After a 2018 effort to pass a fuel tax increase failed, Gov. Mike Parson proposed a new plan to utilize bonding to raise hundreds of millions of dollars for critical repairs. State lawmakers passed the plan in two parts. First, they budgeted $50 million in state general revenue for infrastructure work. Then they passed Senate Concurrent Resolution 14, which authorized the state to bond $301 million for transportation needs if Missouri receives funding through the federal Infrastructure for Rebuilding America program.
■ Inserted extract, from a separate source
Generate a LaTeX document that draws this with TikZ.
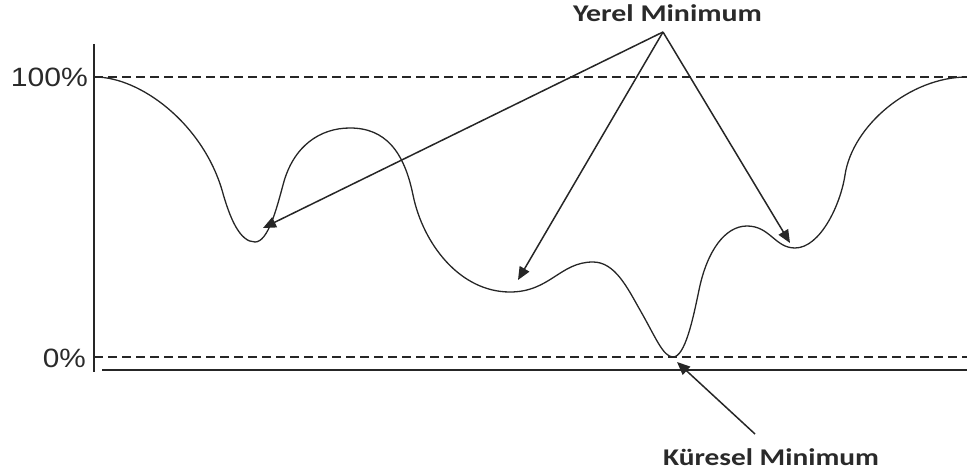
\documentclass[tikz,border=0pt]{standalone}
\usepackage{fontspec}
\usepackage{graphicx}
\newfontfamily\labfont{Carlito}
\newfontfamily\pctfont{Liberation Sans}
\usetikzlibrary{arrows.meta}
\definecolor{ink}{HTML}{262626}
\definecolor{txt}{HTML}{2A2A2A}
\tikzset{
  curveline/.style={line width=1.3pt, ink},
  axisline/.style={line width=1.8pt, ink},
  guide/.style={line width=1.2pt, ink, dash pattern=on 9pt off 5pt},
  pointer/.style={line width=1.5pt, ink, -{Triangle[length=13pt,width=11pt]}},
  lab/.style={inner sep=0pt, text=txt, font=\labfont\bfseries\fontsize{24}{28}\selectfont},
  pct/.style={inner sep=0pt, text=txt, font=\pctfont\fontsize{26.5}{30}\selectfont}
}
\begin{document}
\begin{tikzpicture}[x=1pt,y=-1pt]
\useasboundingbox (0,0) rectangle (967,473);
% axes and guide lines
\coordinate (axtop) at (94,44);
\coordinate (axbot) at (94,372);
\draw[axisline] (axtop) -- (axbot);
\coordinate (hl) at (102,370);
\coordinate (hr) at (967,370);
\draw[axisline] (hl) -- (hr);
\coordinate (g1l) at (94,77);
\coordinate (g1r) at (967,77);
\draw[guide] (g1l) -- (g1r);
\coordinate (g0l) at (94,357);
\coordinate (g0r) at (967,357);
\draw[guide] (g0l) -- (g0r);
% labels
\node[pct, anchor=base east] (p100) at (88,87) {\resizebox{77pt}{\height}{100\%}};
\node[pct, anchor=base east] (p0) at (86,367) {\resizebox{43pt}{\height}{0\%}};
\node[lab, anchor=base] (yerel) at (667.5,22) {\resizebox{189pt}{\height}{Yerel Minimum}};
\node[lab, anchor=base] (kuresel) at (771,465) {\resizebox{216pt}{\height}{Küresel Minimum}};
% curve
\draw[curveline]
  (95,77) .. controls (140,77) and (202,123) .. (222,190)
  .. controls (230,219) and (240,242) .. (255,242)
  .. controls (268,242) and (276.5,209) .. (283,185)
  .. controls (293,146) and (320,128) .. (350,128)
  .. controls (385,128) and (404,151) .. (413,195)
  .. controls (423,244) and (460,292) .. (510,292)
  .. controls (550,292) and (560,262) .. (593,262)
  .. controls (615,262) and (627.5,288) .. (640,310)
  .. controls (655,336) and (663,357) .. (673,357)
  .. controls (685,357) and (693,319) .. (699,290)
  .. controls (707,251) and (725,226) .. (747,226)
  .. controls (770,226) and (775,248) .. (795,248)
  .. controls (820,248) and (840.5,205) .. (845,175)
  .. controls (852.5,125.5) and (910,77) .. (967,77);
% pointers
\coordinate (apex) at (663,32);
\coordinate (m1) at (263,228);
\coordinate (m2) at (518,280);
\coordinate (m3) at (790,243);
\coordinate (gm) at (677,362);
\coordinate (kt) at (755,434);
\draw[pointer] (apex) -- (m1);
\draw[pointer] (apex) -- (m2);
\draw[pointer] (apex) -- (m3);
\draw[pointer] (kt) -- (gm);
\end{tikzpicture}
\end{document}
“This investment in our state’s infrastructure is an extraordinary step and one that is urgently needed to ensure our roads and bridges remain safe and open for commerce,” said Mehan. “We are very thankful that lawmakers have passed this legislation to allow the Missouri Department of Transportation to begin to address some of the most concerning deficiencies in our system. The passage of Senate Concurrent Resolution 14 is another great example of strong leadership by Gov. Mike Parson and Senate President Pro Tem Dave Schatz. These two leaders have spent years championing the need for infrastructure investment in our state. The business community greatly appreciates their focus on improving our transportation system. Today’s success in passing Senate Concurrent Resolution 14 is another step forward toward one of the four key goals of our Missouri 2030 strategic initiative, ‘Connecting through Infrastructure.’”

The legislature also passed a bill to protect the state’s pipelines and other critical infrastructure from harmful acts of trespassing and tampering. The bill will create stronger penalties for willfully damaging or willfully trespassing onto critical infrastructure facilities. This language was included in House Bill 355 by Rep. Dean Plocher, a Republican from St. Louis.